= Artibus et Historiae =

Artibus et Historiae is a semi-annual publication of art historical research published by IRSA (Institute for Art Historical Research) since 1980. It is a scholarly peer review journal embracing a broad range of topics within the field of art history; however, it aims to address interdisciplinary connections at the peripheries of art and other humanistic fields, such as psychology, sociology, philosophy, or literature.
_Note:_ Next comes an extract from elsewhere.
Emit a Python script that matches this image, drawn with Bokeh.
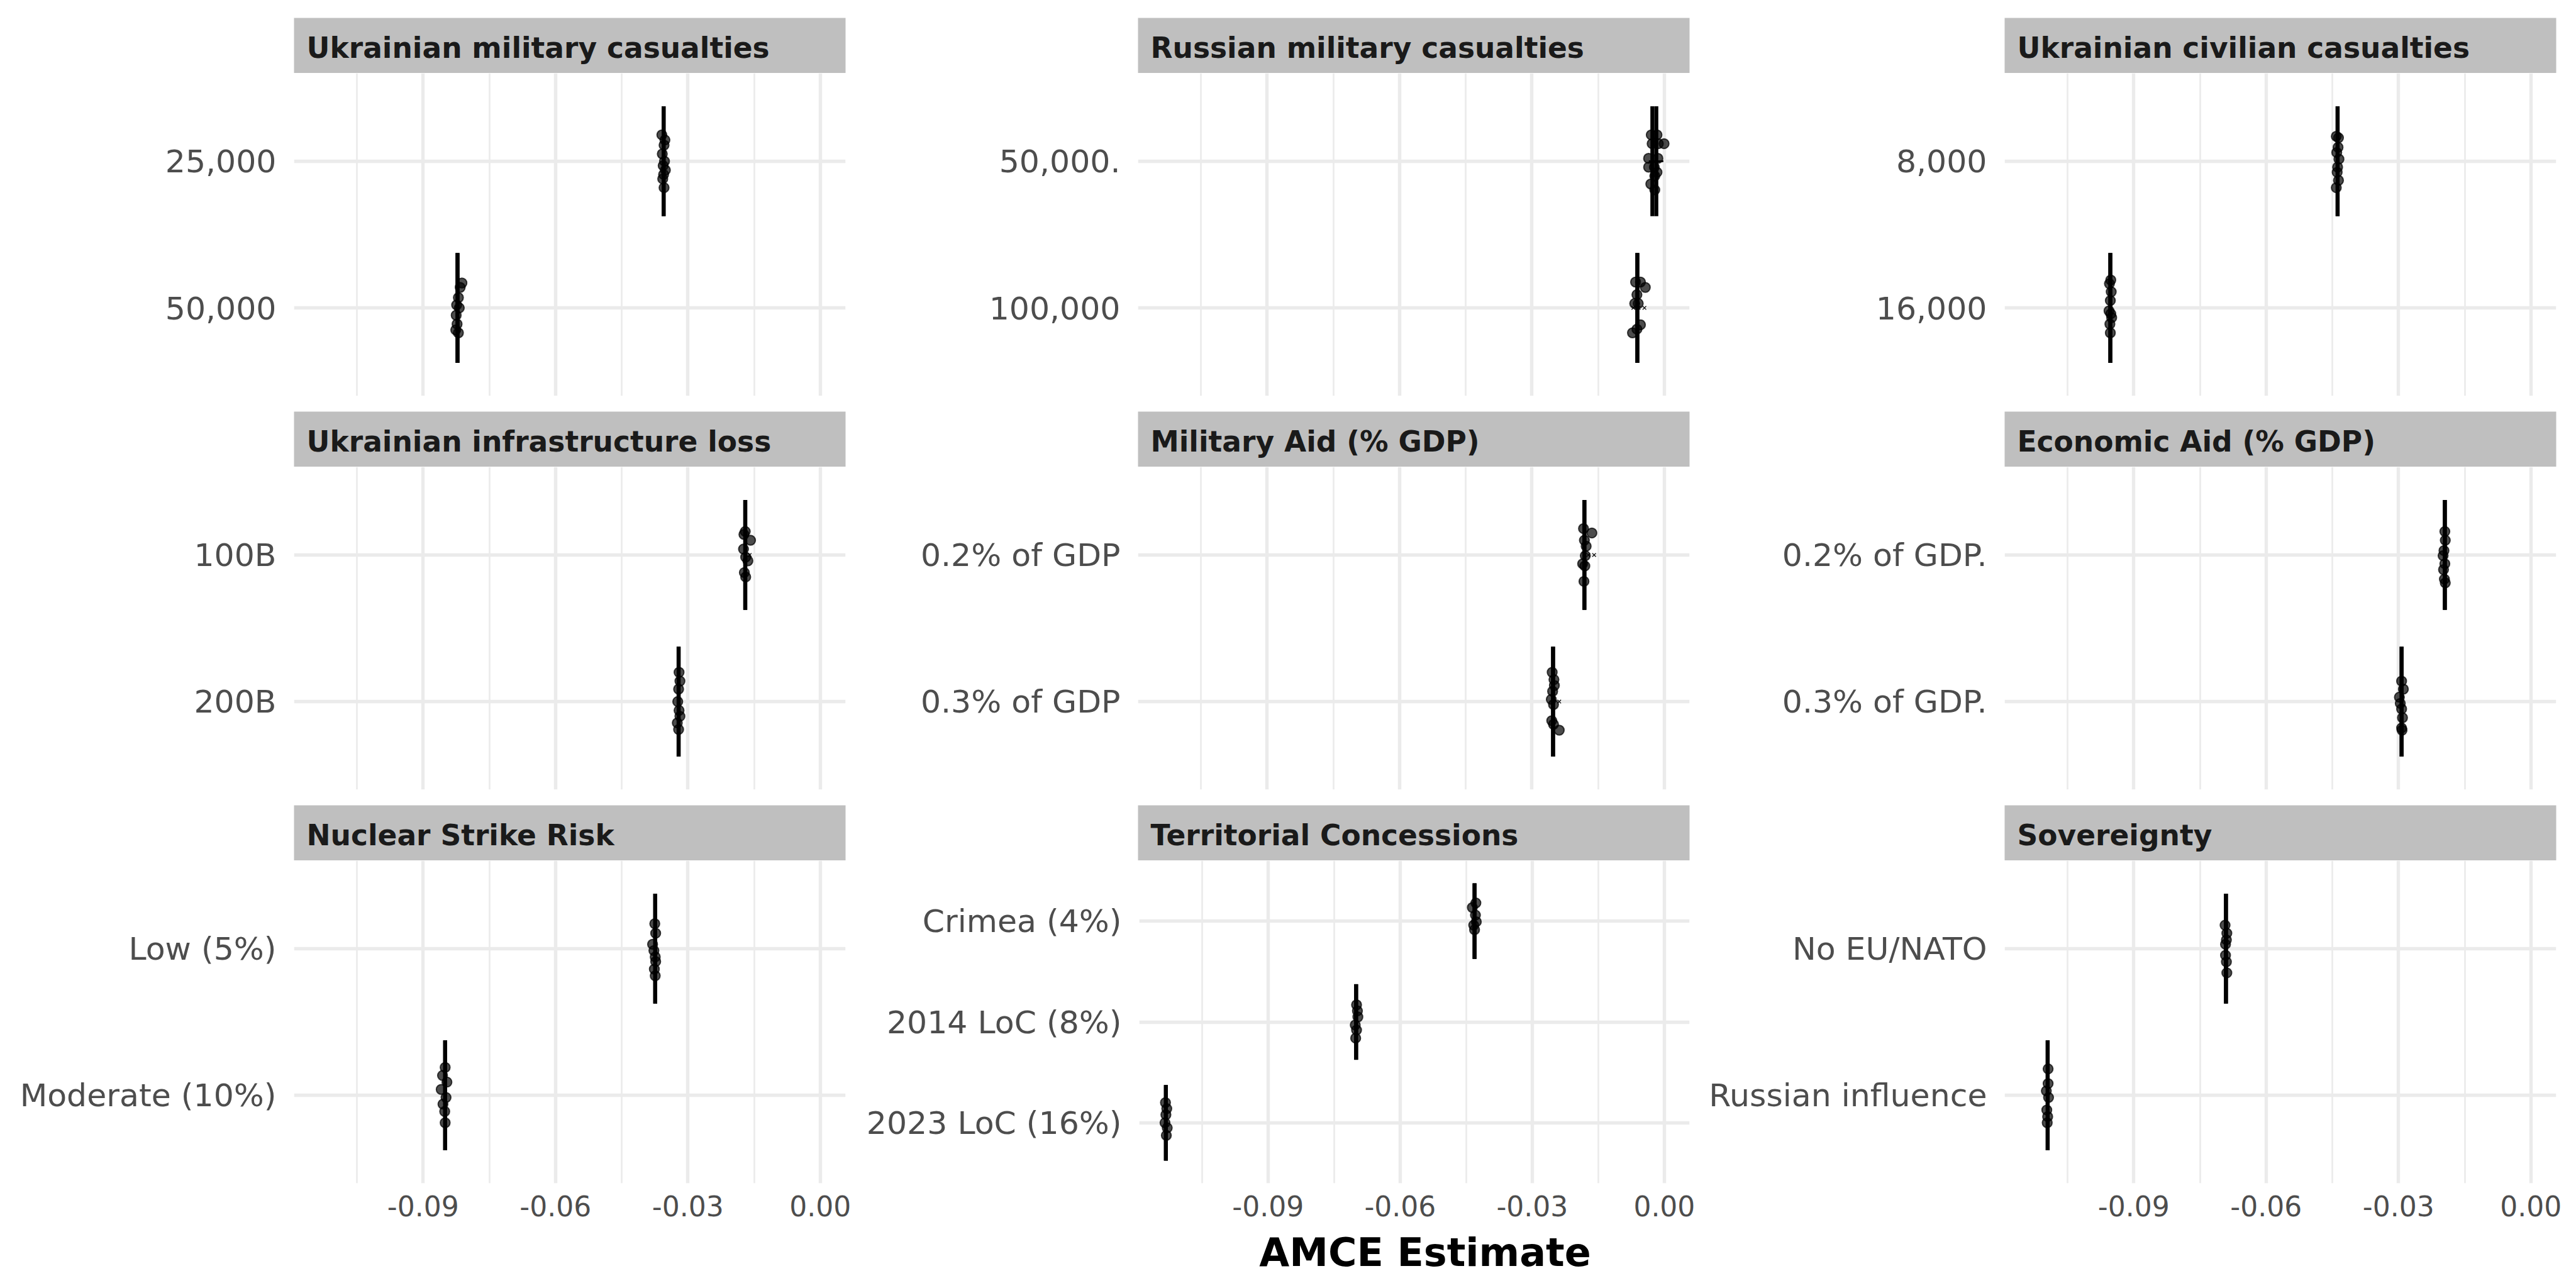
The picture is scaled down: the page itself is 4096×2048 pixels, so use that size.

It appears twice a year, in hardback. The articles are in one of four languages: English, Italian, German, or French

Artibus et Historiae is indexed in the Bibliography of the History of Art (BHA) and its articles are deposited in electronic form accessible through JSTOR.

==Title and Logo==

Artibus et Historiae takes its title from the private experiences of its founder and editor-in-chief, Polish art historian Dr. hab. Józef Grabski. "Artibus" is an inscription on the fronton of an old and very prestigious art exhibition hall, "Zachęta" (Society for Encouragement of Fine Arts, founded in 1860), in his native Warsaw. The second part of the title, "Historiae", is a tribute paid to the Countess Karolina Lanckorońska, professor of art history and editor of Polish historical sources in her own "Institutum Historicum Polonicum" in Rome, Italy.

The logo of IRSA and Artibus et Historiae - a symbolic representation of a winged putto standing firmly on a balance, held in his own hands - comes from a Renaissance painting by Lorenzo Lotto (Portrait of a Man Aged Thirty-Seven. c. 1542 Collection Doria Pamphili, Rome) and symbolizes the Platonic idea of internal equilibrium between the spiritual and the physical aspects of the activities and existence of man.

==History==
Artibus et Historiae is the primary publication issued by IRSA. The idea of publishing a new art journal was conceived by Dr. Grabski in the late 1970s and realized after the International Congress of Art History (CIHA) in Bologna (1979). Thus IRSA Publishing House was brought into being and the first number of Artibus et Historiae appeared in 1980. It has since continued to feature groundbreaking articles at the forefront of art historical research. In 2019 the periodical will celebrate forty years of international readership.

==Journal Profile==

Artibus et Historiae presents scholarly contributions to the field of art history addressing a wide-ranging spectrum of topics. Although art history remains the main focus of the journal, many articles address interdisciplinary aspects at the frontiers of art and other humanistic fields, such as psychology, sociology, philosophy, and literature. Likewise, articles are not limited to particular media or form and many address topics in photography or film as well as the theory and reception of art.

Certain works, which due to their length, could not have been published in periodical form, have appeared as volumes in the series from Bibliotheca Artibus et Historiae.